Verstoß gegen AGG muss spätestens nach 2 Monaten angezeigt werden
Will ein Arbeitnehmer Ansprüche wegen Verstoßes gegen das Allgemeine Gleichbehandlungsgesetz monieren, muss er das innerhalb einer Frist von 2 Monaten anzeigen (Bundesarbeitsgericht, Urteil vom 15.3.2012, 8 AZR 160/11).
Für die Praxis: Bei der Ablehnung einer Bewerbung beginnt die 2‑Monatsfrist zu laufen, in dem der Bewerber von der Benachteiligung Kenntnis hat. ES kommt also nicht auf den Zeitpunkt der Ablehnung der Bewerbung an, sondern auf den Zeitpunkt der Kenntnis der Benachteiligung.
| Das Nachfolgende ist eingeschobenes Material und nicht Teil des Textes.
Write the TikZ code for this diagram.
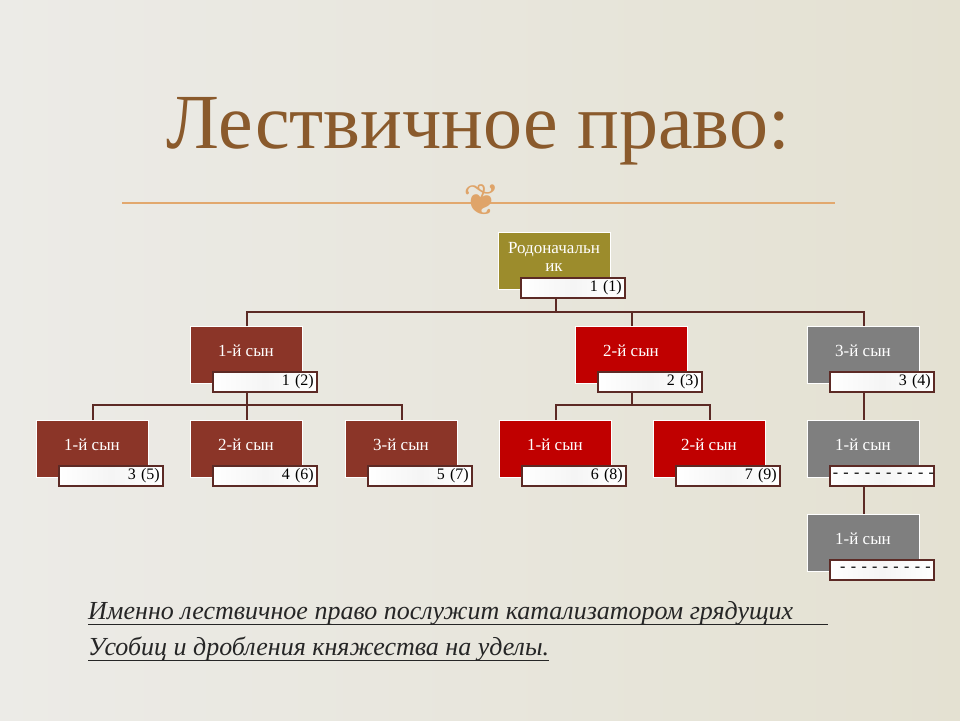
\documentclass[tikz,border=0pt]{standalone}
\usepackage{fontspec}
\setmainfont{Liberation Serif}
\newfontfamily\djv{DejaVu Sans}
\begin{document}
\begin{tikzpicture}[x=1pt,y=-1pt,
  conn/.style={draw=lineC,line width=2pt},
  mbox/.style={draw=white,line width=1.2pt,minimum width=112pt,minimum height=57pt,anchor=north west,inner sep=0pt,text=white,align=center},
  mtext/.style={text=white,font=\fontsize{17}{17}\selectfont,align=center,inner sep=0pt},
  lbox/.style={draw=lineC,line width=1.6pt,left color=white,right color=white,middle color=gray!8,minimum width=104pt,minimum height=20pt,anchor=north west,inner sep=2pt,font=\fontsize{16}{16}\selectfont,align=right,text width=98pt}]
\definecolor{lineC}{HTML}{5C2A25}
\definecolor{olive}{HTML}{9C8C2C}
\definecolor{brn}{HTML}{8B3528}
\definecolor{rd}{HTML}{C00000}
\definecolor{gr}{HTML}{7F7F7F}
\definecolor{ttl}{HTML}{8A5A2C}
\definecolor{orn}{HTML}{E2A86E}
\useasboundingbox (0,0) rectangle (960,720);
\shade[left color={rgb,255:red,236;green,235;blue,231},right color={rgb,255:red,228;green,225;blue,210}] (0,0) rectangle (960,720);
\node[text=ttl,font=\fontsize{78}{78}\selectfont,anchor=base] (title) at (478,148) {Лествичное право:};
\coordinate (d1) at (122,203); \coordinate (d2) at (835,203);
\draw[draw=orn,line width=1.6pt] (d1) -- (d2);
\node[text=orn!90!brown,font=\djv\fontsize{44}{44}\selectfont] (ornament) at (482,200) {❦};
\newcommand\mybox[6]{%
 \node[mbox,fill=#4] (#1) at (#2,#3) {};
 \node[mtext] (#1t) at (#2+56,#3+25) {#5};
 \node[lbox] (#1l) at (#2+22,#3+45) {#6};}
\mybox{r}{498}{232}{olive}{Родоначальн\\[1pt]ик}{1 (1)}
\mybox{a}{190}{326}{brn}{1-й сын}{1 (2)}
\mybox{b}{575}{326}{rd}{2-й сын}{2 (3)}
\mybox{c}{807}{326}{gr}{3-й сын}{3 (4)}
\mybox{aa}{36}{420}{brn}{1-й сын}{3 (5)}
\mybox{ab}{190}{420}{brn}{2-й сын}{4 (6)}
\mybox{ac}{345}{420}{brn}{3-й сын}{5 (7)}
\mybox{ba}{499}{420}{rd}{1-й сын}{6 (8)}
\mybox{bb}{653}{420}{rd}{2-й сын}{7 (9)}
\mybox{ca}{807}{420}{gr}{1-й сын}{\mbox{- - - - - - - - - -}}
\mybox{cb}{807}{514}{gr}{1-й сын}{\mbox{- - - - - - - - -}}
\draw[conn] (556,298) -- (556,312);
\draw[conn] (a.north) |- (c.north |- 0,312) -- (c.north);
\draw[conn] (b.north) -- (b.north |- 0,312);
\draw[conn] (a.south |- al.south) -- (a.south |- 0,405);
\draw[conn] (aa.north) |- (ac.north |- 0,405) -- (ac.north);
\draw[conn] (ab.north) -- (ab.north |- 0,405);
\draw[conn] (b.south |- bl.south) -- (b.south |- 0,405);
\draw[conn] (ba.north) |- (bb.north |- 0,405) -- (bb.north);
\draw[conn] (c.south |- cl.south) -- (ca.north);
\draw[conn] (ca.south |- cal.south) -- (cb.north);
\node[anchor=base west,inner sep=0pt,font=\fontsize{26}{28}\selectfont\itshape,text=black!85] (t1) at (88,619) {Именно лествичное право послужит катализатором грядущих};
\node[anchor=base west,inner sep=0pt,font=\fontsize{26}{28}\selectfont\itshape,text=black!85] (t2) at (88,655) {Усобиц и дробления княжества на уделы.};
\draw[black!85,line width=0.9pt] (88,624) -- (828,624);
\draw[black!85,line width=0.9pt] (88,660) -- (t2.base east |- 0,660);
\end{tikzpicture}
\end{document}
Neue BFH-Rechtsprechung zur steuerlichen Behandlung von Zinsen aus Steuerveranlagungen bei GmbHs
Nachzahlungs- und Aussetzungszinsen auf Steuerschulden der GmbH sind nicht abziehbare Aufwendungen und mindern die Bemessengrundlage zur Ermittlung der Körperschaftsteuer nicht. Zinsen, die die GmbH für zurückerstatte Körperschaftsteuer vom Finanzamt erhält, erhöhen das steuerpflichtige Einkommen der GmbH und dürfen entsprechend besteuert werden (BFH, Beschluss vom 15.2.2012, I B 97/11).
Für die Praxis: Damit hat der BFH in letzter Entscheidung die Frage der Besteuerung von Erstattungszinsen für Kapitalgesellschaften endgültig beantwortet. Allerdings zum Nachteil und nicht unbedingt nachvollziehbar für die betroffenen Unternehmen.